Eliminate all petroleum-derived virgin PET plastic bottles by 2030

This innovation is an additional step towards achieving Suntory Group’s ambition to eliminate the use of all petroleum-derived virgin PET plastic bottles globally by transitioning to 100 percent recycled or plant-based PET bottles by 2030.

The fully recyclable prototype plant-based bottle is estimated to significantly lower carbon emissions compared to a petroleum-derived virgin bottle.

This achievement is the result of over ten years of thorough and painstaking development work by Anellotech’s dedicated employees, together with Suntory and other partners. The competitive advantage of Anellotech’s Bio-TCat generated paraxylene is its process efficiency (it uses a single-step thermal catalytic process by going directly from biomass to aromatics (benzene, toluene, and xylene)), as well as the opportunity it creates for a significant reduction in greenhouse gas emissions as compared to its identical fossil-derived paraxylene in the manufacture of PET, especially as it generates required process energy from the biomass feedstock itself, said David Sudolsky, President and CEO of Anellotech.
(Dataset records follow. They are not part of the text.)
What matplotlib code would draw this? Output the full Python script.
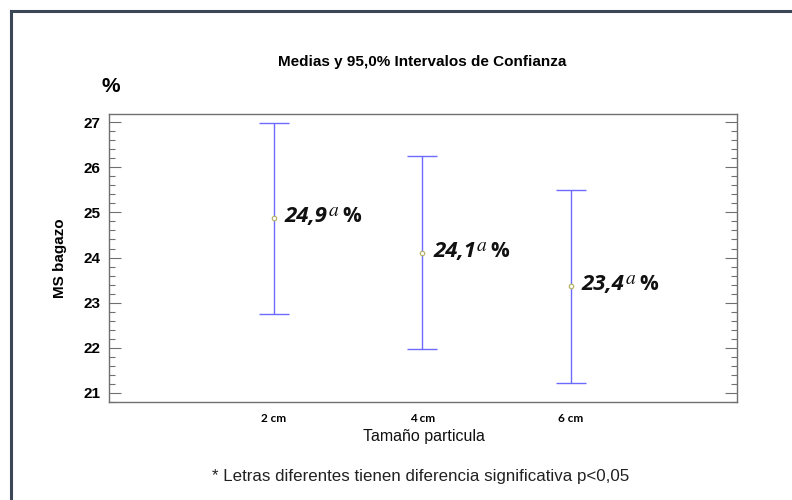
"""Means with 95% confidence intervals for bagasse dry matter by particle size."""
import matplotlib.pyplot as plt
from matplotlib.lines import Line2D
from matplotlib.ticker import MultipleLocator, FixedLocator

# data
categories = ["2 cm", "4 cm", "6 cm"]
means = [24.87, 24.10, 23.37]
ci_low = [22.75, 21.97, 21.22]
ci_high = [26.97, 26.24, 25.49]
mean_labels = ["24,9", "24,1", "23,4"]
letters = ["a", "a", "a"]

W, H = 792, 500


def fx(px):
    return px / W


def fy(py):
    return 1 - py / H


fig = plt.figure(figsize=(7.92, 5.0), dpi=100)
ax = fig.add_axes([fx(109), fy(402), fx(737) - fx(109), fy(114) - fy(402)])

pos = [1, 2, 3]
err = [[m - lo for m, lo in zip(means, ci_low)],
       [hi - m for m, hi in zip(means, ci_high)]]
ax.errorbar(pos, means, yerr=err, fmt="none", ecolor="#6b6bff",
            elinewidth=1.0, capsize=11, capthick=1.0, zorder=2)
ax.plot(pos, means, "o", ms=3.2, mfc="white", mec="#b8b46a", mew=0.9, zorder=3)

# value, superscript letter and percent sign chained one after another
for x, m, lab, let in zip(pos, means, mean_labels, letters):
    t_val = ax.annotate(lab, (x, m), xytext=(8, 1), textcoords="offset points",
                        ha="left", va="center", fontsize=16, fontweight="bold",
                        fontstyle="italic", family="Open Sans", color="#111111")
    t_let = ax.annotate(let, xy=(1, 0.78), xycoords=t_val, xytext=(0.5, 0),
                        textcoords="offset points", ha="left", va="center",
                        fontsize=14, fontstyle="italic", family="STIXGeneral",
                        color="#111111")
    ax.annotate("%", xy=(1, 0.5), xycoords=(t_let, t_val), xytext=(3, 0),
                textcoords="offset points", ha="left", va="center",
                fontsize=15, fontweight="bold", family="Open Sans",
                color="#111111")

ax.set_xlim(-0.11, 4.12)
ax.set_ylim(20.8, 27.18)

ax.xaxis.set_major_locator(FixedLocator(pos))
ax.set_xticklabels(categories, fontsize=8.5, fontweight="bold", family="Lato")
ax.tick_params(axis="x", length=0, pad=8)

ax.yaxis.set_major_locator(MultipleLocator(1))
ax.yaxis.set_minor_locator(MultipleLocator(0.2))
ax.tick_params(axis="y", which="both", direction="in", right=True,
               color="#707070", width=0.8)
ax.tick_params(axis="y", which="major", length=8.5, labelsize=11, pad=6)
ax.tick_params(axis="y", which="minor", length=4.3)
for t in ax.get_yticklabels():
    t.set_fontweight("bold")
    t.set_family("Liberation Sans")

for s in ax.spines.values():
    s.set_color("#707070")
    s.set_linewidth(1.0)

ax.set_ylabel("MS bagazo", fontsize=11, fontweight="bold",
              family="Liberation Sans", labelpad=12)

fig.text(fx(422), fy(62), "Medias y 95,0% Intervalos de Confianza",
         ha="center", va="center", fontsize=11, fontweight="bold",
         family="Liberation Sans")
fig.text(fx(111), fy(87), "%", ha="center", va="center", fontsize=15,
         fontweight="bold", family="Liberation Sans")
fig.text(fx(424), fy(437), "Tamaño particula", ha="center", va="center",
         fontsize=11.5, family="Liberation Sans", color="#111111")
fig.text(fx(421), fy(477), "* Letras diferentes tienen diferencia significativa p<0,05",
         ha="center", va="center", fontsize=12.2, family="Liberation Sans",
         color="#222222")

# dark frame along the left and top edges
frame = "#3b4657"
fig.add_artist(Line2D([fx(11), fx(11)], [0, fy(11)], color=frame, lw=2.2,
                      solid_capstyle="projecting"))
fig.add_artist(Line2D([fx(11), 1], [fy(11), fy(11)], color=frame, lw=2.2,
                      solid_capstyle="projecting"))

fig.savefig("out.png", dpi=100)
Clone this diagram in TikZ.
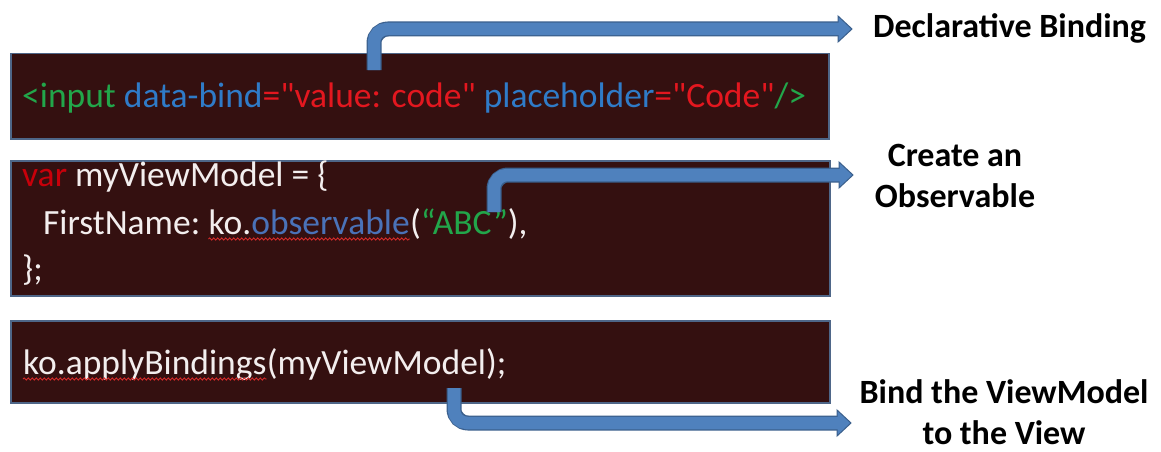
\documentclass[tikz,border=0pt]{standalone}
\usepackage{fontspec}
\setmainfont{Carlito}[Ligatures=TeXOff]
\usetikzlibrary{decorations.pathmorphing}
\definecolor{boxfill}{HTML}{341010}
\definecolor{boxline}{HTML}{4E6688}
\definecolor{arrowfill}{HTML}{4F81BD}
\definecolor{arrowline}{HTML}{3A5F8C}
\definecolor{cgreen}{HTML}{22A64A}
\definecolor{cblue}{HTML}{2F7BC8}
\definecolor{cred}{HTML}{E3171F}
\definecolor{cvar}{HTML}{C8000A}
\definecolor{cobs}{HTML}{4A72B8}
\definecolor{cwhite}{HTML}{F3EEEE}
\definecolor{squigred}{HTML}{D42A2A}
\tikzset{
  codebox/.style={draw=boxline, fill=boxfill, line width=1.5pt, inner sep=0pt, anchor=north west},
  code/.style={inner sep=0pt, anchor=base west, text=cwhite, font=\fontsize{35.5}{43}\selectfont},
  label/.style={inner sep=0pt, align=center, text=black, font=\fontsize{34}{41}\selectfont\bfseries},
  shaftout/.style={line width=15pt, draw=arrowline, rounded corners=14pt},
  shaftin/.style={line width=12.5pt, draw=arrowfill, rounded corners=13pt},
  headstyle/.style={fill=arrowfill, draw=arrowline, line width=1pt, line join=miter},
  squig/.style={draw=squigred, line width=0.9pt, decorate, decoration={snake, segment length=4pt, amplitude=1.1pt}}
}
\begin{document}
\begin{tikzpicture}[x=1pt,y=-1pt]
\useasboundingbox[fill=white] (0,0) rectangle (1161,452);

% boxes
\node[codebox, minimum width=818pt, minimum height=85pt] (b1) at (10,53) {};
\node[codebox, minimum width=819pt, minimum height=135pt] (b2) at (10,160) {};
\node[codebox, minimum width=819pt, minimum height=82pt] (b3) at (10,320) {};

% code texts
\node[code] (t1) at (22,107) {\color{cgreen}<input \color{cblue}data-bind\color{cred}="value: code" \color{cblue}placeholder\color{cred}="Code"\color{cgreen}/>};

\node[code] (t2a) at (22,186) {\color{cvar}var \color{cwhite}myViewModel = \{};
\node[code] (t2b) at (43,234) {FirstName:~\null};
\node[code] (t2c) at (t2b.base east) {ko.\color{cobs}observable};
\node[code] (t2d) at (t2c.base east) {(\color{cgreen}“ABC”\color{cwhite}),};
\node[code] (t2e) at (22,280) {\};};

\node[code] (t3a) at (23,374) {ko.applyBindings};
\node[code] (t3b) at (t3a.base east) {(myViewModel);};

\draw[squig] ([yshift=-5pt]t2c.base west) -- ([yshift=-5pt]t2c.base east);
\draw[squig] ([yshift=-5pt]t3a.base west) -- ([yshift=-5pt]t3a.base east);

% labels
\node[label, anchor=west] (lab1) at (873,28) {Declarative Binding};
\node[label] (lab2) at (955,176) {Create an\\Observable};
\node[label] (lab3) at (1004,412) {Bind the ViewModel\\to the View};

% arrow coordinates
\coordinate (s1) at (374,70);
\coordinate (h1) at (838,29);
\coordinate (s2) at (494,212);
\coordinate (h2) at (839,175);
\coordinate (s3) at (454,388);
\coordinate (h3) at (837,423);

% arrow 1
\draw[shaftout] (s1) |- (h1);
\filldraw[headstyle] (h1) ++(0,-13) -- ++(14,13) -- ++(-14,13) -- cycle;
\draw[shaftin] (s1) |- ([xshift=1.5pt]h1);
% arrow 2
\draw[shaftout] (s2) |- (h2);
\filldraw[headstyle] (h2) ++(0,-13) -- ++(14,13) -- ++(-14,13) -- cycle;
\draw[shaftin] (s2) |- ([xshift=1.5pt]h2);
% arrow 3
\draw[shaftout] (s3) |- (h3);
\filldraw[headstyle] (h3) ++(0,-13) -- ++(14,13) -- ++(-14,13) -- cycle;
\draw[shaftin] (s3) |- ([xshift=1.5pt]h3);
\end{tikzpicture}
\end{document}
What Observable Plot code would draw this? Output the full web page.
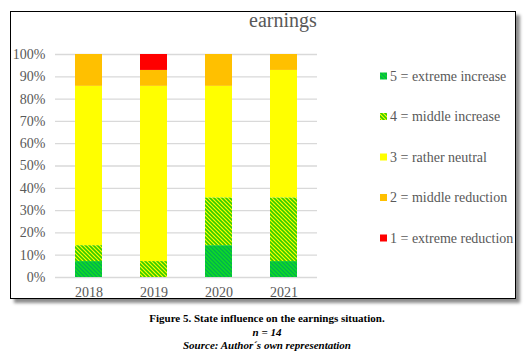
<!DOCTYPE html>
<html>
<head>
<meta charset="utf-8">
<script src="https://cdn.jsdelivr.net/npm/d3@7"></script>
<script src="https://cdn.jsdelivr.net/npm/@observablehq/plot@0.6"></script>
<style>
  html, body { margin: 0; padding: 0; background: #fff; }
  #page { position: relative; width: 530px; height: 354px; overflow: hidden; font-family: "Liberation Serif", "Times New Roman", serif; }
  #page svg, #page svg text { font-family: "Liberation Serif", "Times New Roman", serif !important; }
  #frame { position: absolute; left: 10px; top: 11px; width: 504px; height: 286px; border: 1.5px solid #000; box-shadow: 4px 4px 3px rgba(0,0,0,0.45); background: #fff; }
  #title { position: absolute; left: 200px; width: 166px; top: 9px; text-align: center; font-size: 20px; color: #595959; }
  #chart { position: absolute; left: 0; top: 0; }
  #legend { position: absolute; left: 0; top: 0; }
  #caption { position: absolute; left: 0; width: 534px; top: 312px; text-align: center; font-size: 11px; line-height: 13.6px; color: #000; font-weight: bold; }
  #caption i { font-style: italic; }
</style>
</head>
<body>
<div id="page">
  <div id="frame"></div>
  <svg width="0" height="0" style="position:absolute">
    <defs>
      <pattern id="p5" patternUnits="userSpaceOnUse" width="4" height="4">
        <rect width="4" height="4" fill="#11dd22"></rect>
        <path d="M-1,-1 L5,5 M-1,3 L1,5 M3,-1 L5,1" stroke="#00b050" stroke-width="1.4"></path>
      </pattern>
      <pattern id="p4" patternUnits="userSpaceOnUse" width="4" height="4">
        <rect width="4" height="4" fill="#ffff00"></rect>
        <path d="M-1,-1 L5,5 M-1,3 L1,5 M3,-1 L5,1" stroke="#33cc00" stroke-width="1.6"></path>
      </pattern>
    </defs>
  </svg>
  <div id="title">earnings</div>
  <div id="chart"></div>
  <svg id="legend" width="530" height="300"></svg>
  <div id="caption">Figure 5. State influence on the earnings situation.<br><i>n = 14</i><br><i>Source: Author´s own representation</i></div>
</div>
<script>
const years = ["2018", "2019", "2020", "2021"];
const categories = ["5 = extreme increase", "4 = middle increase", "3 = rather neutral", "2 = middle reduction", "1 = extreme reduction"];
const fills = ["url(#p5)", "url(#p4)", "#ffff00", "#ffc000", "#ff0000"];
const n = 14;
const c5 = [1, 0, 2, 1];
const c4 = [1, 1, 3, 4];
const c3 = [10, 11, 7, 8];
const c2 = [2, 1, 2, 1];
const c1 = [0, 1, 0, 0];
const yTicks = [0, 0.1, 0.2, 0.3, 0.4, 0.5, 0.6, 0.7, 0.8, 0.9, 1];

const series = [c5, c4, c3, c2, c1];
const data = [];
series.forEach((vals, i) => {
  vals.forEach((v, j) => data.push({year: years[j], cat: categories[i], pct: v / n}));
});

const chart = Plot.plot({
  width: 340,
  height: 300,
  marginLeft: 55,
  marginRight: 23,
  marginTop: 54,
  marginBottom: 23,
  style: {fontFamily: '"Liberation Serif", "Times New Roman", serif', fontSize: "14px", color: "#595959", background: "transparent", overflow: "visible"},
  x: {domain: years, paddingInner: 0.59, paddingOuter: 0.295, label: null},
  y: {domain: [0, 1], label: null},
  color: {domain: categories, range: fills},
  marks: [
    Plot.ruleY(yTicks, {stroke: "#d9d9d9", strokeWidth: 1.3}),
    Plot.barY(data, Plot.stackY({x: "year", y: "pct", fill: "cat"})),
    Plot.axisY({ticks: yTicks, tickFormat: d3.format(".0%"), tickSize: 0, tickPadding: 10, label: null, fill: "#595959", fontSize: 14}),
    Plot.axisX({tickSize: 0, tickPadding: 10, label: null, fill: "#595959", fontSize: 14})
  ]
});
document.getElementById("chart").appendChild(chart);

// legend
const leg = d3.select("#legend");
const rowY = [76, 116.5, 157, 197.5, 238];
categories.forEach((c, i) => {
  leg.append("rect").attr("x", 380).attr("y", rowY[i] - 3.5).attr("width", 7).attr("height", 7).attr("fill", fills[i]);
  leg.append("text").attr("x", 390).attr("y", rowY[i]).attr("dy", "0.35em")
    .attr("font-size", 14).attr("fill", "#595959").text(c);
});
</script>
</body>
</html>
This technology is one of the latest investments from Suntory in the company’s history of addressing the social and environmental impacts of containers and packaging.

In 1997, Suntory established its “Guidelines for the Environmental Design of Containers and Packaging.”

For plastic bottles specifically, it has used its 2R+B (Reduce/Recycle + Bio) strategy to reduce the weight of containers, including labels and caps, and actively introduce recycled or plant-based materials in its plastic bottles used globally.

Most significantly, it has created the lightest bottle cap, the thinnest bottle label, and the lightest PET bottle produced in Japan to date.

Suntory has been entrenched in the work to create sustainable packaging solutions since 1997. This plant-based bottle prototype honors our historic dedication while shining light, not only on our path to achieving our 2030 fully sustainable PET bottle goal but also towards our ambition to net-zero greenhouse gas emissions across the entire value chain by 2050, said Tomomi Fukumoto, COO of Sustainability Management at Suntory Holdings.

According to the company, this milestone “amplifies the great momentum of Suntory’s continuous work on promoting a plastic circular economy, through the development of sustainable materials, adoption of circular processes, investment to pioneer advanced technologies, and promotion of behavioral change for consumers.”

Suntory aims to commercialize this 100 percent plant-based bottle as soon as possible to meet its 2030 fully sustainable PET bottle goal.